After devouring Sabbath, I started a tradition I still hold today. It’s not entirely foolproof, but it’s fun to do. Whenever I go to the CD store, I purchase one CD from a band that I’m a fan of and another that I haven’t listened to a whole lot. The manner of selection for the cd I’m uninformed about is it has to have the evilest album art possible. This is how I got my hands onto Reign in Blood, by SLAYER. Yes, I have to capitalize SLAYER every time I type it. It’s like you can’t just say SLAYER in a calm manner. It’s always “FUCKIN’ SLAYER, DUDE.”
Reign in Blood, in my opinion, is still the most brutal album of all time. It’s hectic, over in just over 28 minutes. It doesn’t give you any time to absorb what you’re listening to, it’s just a blatant ear-gore-fest. SLAYER upped the ante with the lyrical and visual horror themes in metal, but I think they were the first guys to actually put a sound that perfectly matches the ‘tude. Like, if someone asked me what the concept of horror sounds like, I would for sure play something off of this album.
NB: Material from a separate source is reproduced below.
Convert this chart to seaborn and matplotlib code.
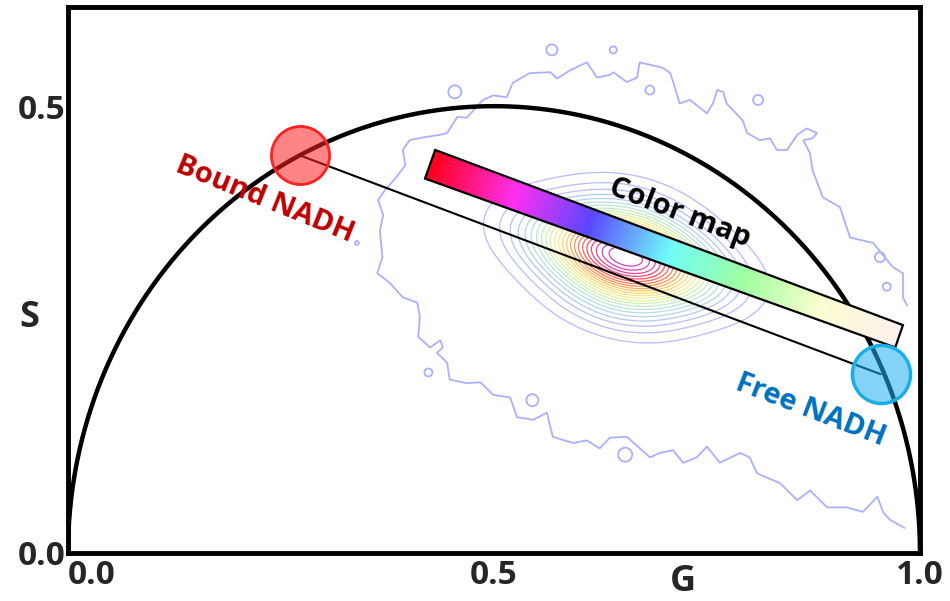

Also, Reign in Blood gave the world a new onamotapoeia language to go along with air guitar.
When you draw a pentagram in Microsoft Paint, look into the mirror-like glare of your computer screen, and say “Bloody Kerry” three times; nothing happens.
It was around the time I bought my first Angel Witch shirt and got my first job that I started getting into more modern metal. I remember getting super bummed out because I couldn’t get a ride down to Dallas to catch the closest Ozzfest that was coming around. I was so disappointed because my favorite thing to come out of Canada besides bacon and “Wayne’s World” was playing. Of course this band is 3 Inches of Blood, and they had just released Fire up the Blades. This is an album I don’t think they’ll ever be able to top. I remember headed-banging harder than Dave Mustaine at a GOP convention. That album was special because it was groovy, thrashy, had a taste of black metal, and was kind of geeky without being cheesy like Maiden (or anything else by 3 Inches) or sloppily delivered like SLAYER. It was also the first album I can think of legitimately liking with a screaming vocalist and modern era breakdowns.
It was that same summer that my fellow long-haired metalhead coworker turned me onto The Faceless. He lent me his copy of Akeldama and had to blackmail me to give it back. I then went and bought their next one, Planetary Duality, which impressed me even more. The technicality of that album is astounding. I know, I know, “They’re just a retarded cousin of Necrophagist and they seem incredibly douchey, like in the snooty rich kid sort of way.”
They still mix all kinds of technical metal and jazz together that is simply addictive. I think I still have air-drumming injuries from that one. The Faceless utterly destroyed on that album. From “Prison Born” to the impossibly bad ass “Xenochrist,” the album makes me think they either got their talent from aliens, and that album itself is documentation of it, or the dudes in the band just bought it. Probably the latter.
As I run out of words, I must admit that the album that has affected me the most, even on an emotional level, which is difficult to do with metal because it is primarily focused on anger, is Lamb of God’s Sacrament.
I’ve lived in the South most of my life, I can identify with the kind of shitty, tasteless, sweaty redneck domain that Lamb of God came from and describes in Sacrament. Sure, a lot of it is about personal obstacles or politics, but I think that Sacrament, how I interpret it, is a tongue-in-cheek love letter to the area of the United States sweltering with a sixer of Budweiser below the Mason-Dixon Line. I identify personally with this album lyrically, and the music is blisteringly brutal. It’s not the best, but it’s my favorite.
So there’s the five albums that have driven me to dive back to the metal section of the music store every time. I hope you’ve all listened to them. If not, pray Satan spares you his unholy wrath.